TASK BRIEF :: Write out the listing below without alteration, omitting its pictures.

-- start of COLLECTED MATERIAL --

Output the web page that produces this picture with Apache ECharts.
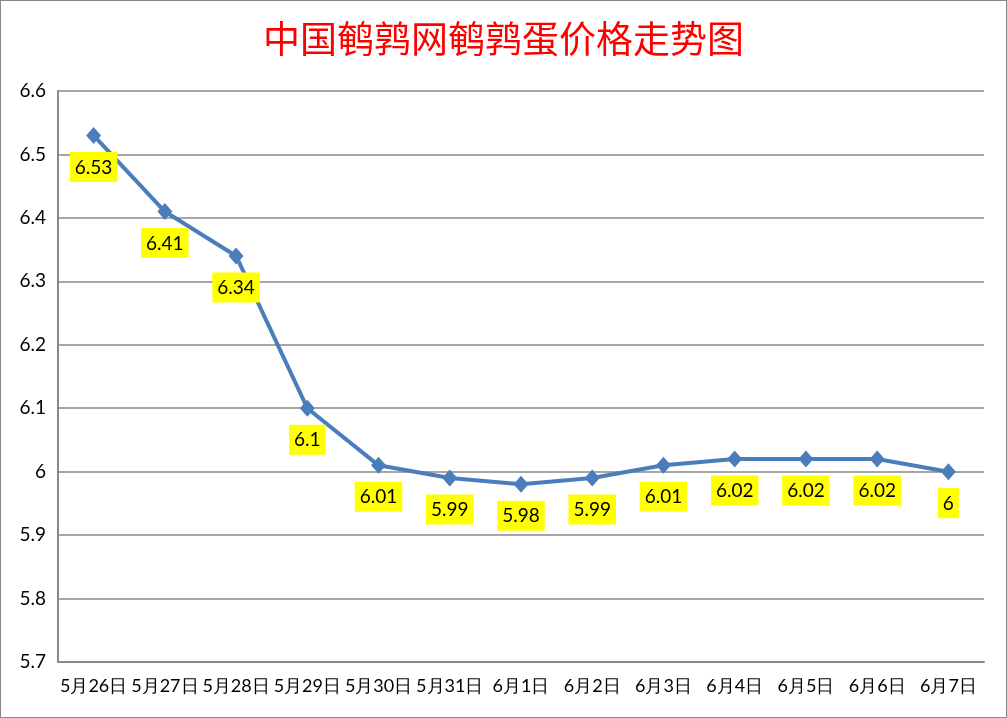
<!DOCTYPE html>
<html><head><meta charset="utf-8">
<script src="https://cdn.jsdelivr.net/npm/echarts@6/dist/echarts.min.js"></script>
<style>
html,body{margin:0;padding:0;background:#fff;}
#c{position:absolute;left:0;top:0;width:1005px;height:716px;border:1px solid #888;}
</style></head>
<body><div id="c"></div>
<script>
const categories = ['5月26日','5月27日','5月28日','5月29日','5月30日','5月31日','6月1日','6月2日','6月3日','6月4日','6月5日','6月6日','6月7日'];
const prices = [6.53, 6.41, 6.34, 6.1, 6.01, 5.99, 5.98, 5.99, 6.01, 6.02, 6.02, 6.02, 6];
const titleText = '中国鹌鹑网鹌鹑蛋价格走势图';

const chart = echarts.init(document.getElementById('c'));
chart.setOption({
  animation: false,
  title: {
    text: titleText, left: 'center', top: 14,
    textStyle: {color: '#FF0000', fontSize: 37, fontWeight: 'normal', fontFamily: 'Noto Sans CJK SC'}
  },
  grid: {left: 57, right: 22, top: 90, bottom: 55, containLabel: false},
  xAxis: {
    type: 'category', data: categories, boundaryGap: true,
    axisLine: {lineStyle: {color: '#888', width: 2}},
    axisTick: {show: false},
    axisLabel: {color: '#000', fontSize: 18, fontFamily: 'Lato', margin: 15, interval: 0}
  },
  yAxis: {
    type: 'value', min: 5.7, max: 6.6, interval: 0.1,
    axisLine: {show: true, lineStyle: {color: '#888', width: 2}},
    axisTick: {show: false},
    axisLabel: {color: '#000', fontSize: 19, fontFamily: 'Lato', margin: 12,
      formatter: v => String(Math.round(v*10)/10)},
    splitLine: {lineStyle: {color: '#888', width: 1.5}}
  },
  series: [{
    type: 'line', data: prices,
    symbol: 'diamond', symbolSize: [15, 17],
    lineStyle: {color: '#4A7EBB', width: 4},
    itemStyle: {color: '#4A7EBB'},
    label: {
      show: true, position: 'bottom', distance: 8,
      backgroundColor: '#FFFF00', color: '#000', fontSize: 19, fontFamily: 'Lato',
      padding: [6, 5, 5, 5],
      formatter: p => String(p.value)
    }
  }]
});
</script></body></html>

-- end of COLLECTED MATERIAL --

EXERCISE OUTPUT ::
Output the web page that produces this picture with Apache ECharts.
<!DOCTYPE html>
<html><head><meta charset="utf-8">
<script src="https://cdn.jsdelivr.net/npm/echarts@6/dist/echarts.min.js"></script>
<style>
html,body{margin:0;padding:0;background:#fff;}
#c{position:absolute;left:0;top:0;width:1005px;height:716px;border:1px solid #888;}
</style></head>
<body><div id="c"></div>
<script>
const categories = ['5月26日','5月27日','5月28日','5月29日','5月30日','5月31日','6月1日','6月2日','6月3日','6月4日','6月5日','6月6日','6月7日'];
const prices = [6.53, 6.41, 6.34, 6.1, 6.01, 5.99, 5.98, 5.99, 6.01, 6.02, 6.02, 6.02, 6];
const titleText = '中国鹌鹑网鹌鹑蛋价格走势图';

const chart = echarts.init(document.getElementById('c'));
chart.setOption({
  animation: false,
  title: {
    text: titleText, left: 'center', top: 14,
    textStyle: {color: '#FF0000', fontSize: 37, fontWeight: 'normal', fontFamily: 'Noto Sans CJK SC'}
  },
  grid: {left: 57, right: 22, top: 90, bottom: 55, containLabel: false},
  xAxis: {
    type: 'category', data: categories, boundaryGap: true,
    axisLine: {lineStyle: {color: '#888', width: 2}},
    axisTick: {show: false},
    axisLabel: {color: '#000', fontSize: 18, fontFamily: 'Lato', margin: 15, interval: 0}
  },
  yAxis: {
    type: 'value', min: 5.7, max: 6.6, interval: 0.1,
    axisLine: {show: true, lineStyle: {color: '#888', width: 2}},
    axisTick: {show: false},
    axisLabel: {color: '#000', fontSize: 19, fontFamily: 'Lato', margin: 12,
      formatter: v => String(Math.round(v*10)/10)},
    splitLine: {lineStyle: {color: '#888', width: 1.5}}
  },
  series: [{
    type: 'line', data: prices,
    symbol: 'diamond', symbolSize: [15, 17],
    lineStyle: {color: '#4A7EBB', width: 4},
    itemStyle: {color: '#4A7EBB'},
    label: {
      show: true, position: 'bottom', distance: 8,
      backgroundColor: '#FFFF00', color: '#000', fontSize: 19, fontFamily: 'Lato',
      padding: [6, 5, 5, 5],
      formatter: p => String(p.value)
    }
  }]
});
</script></body></html>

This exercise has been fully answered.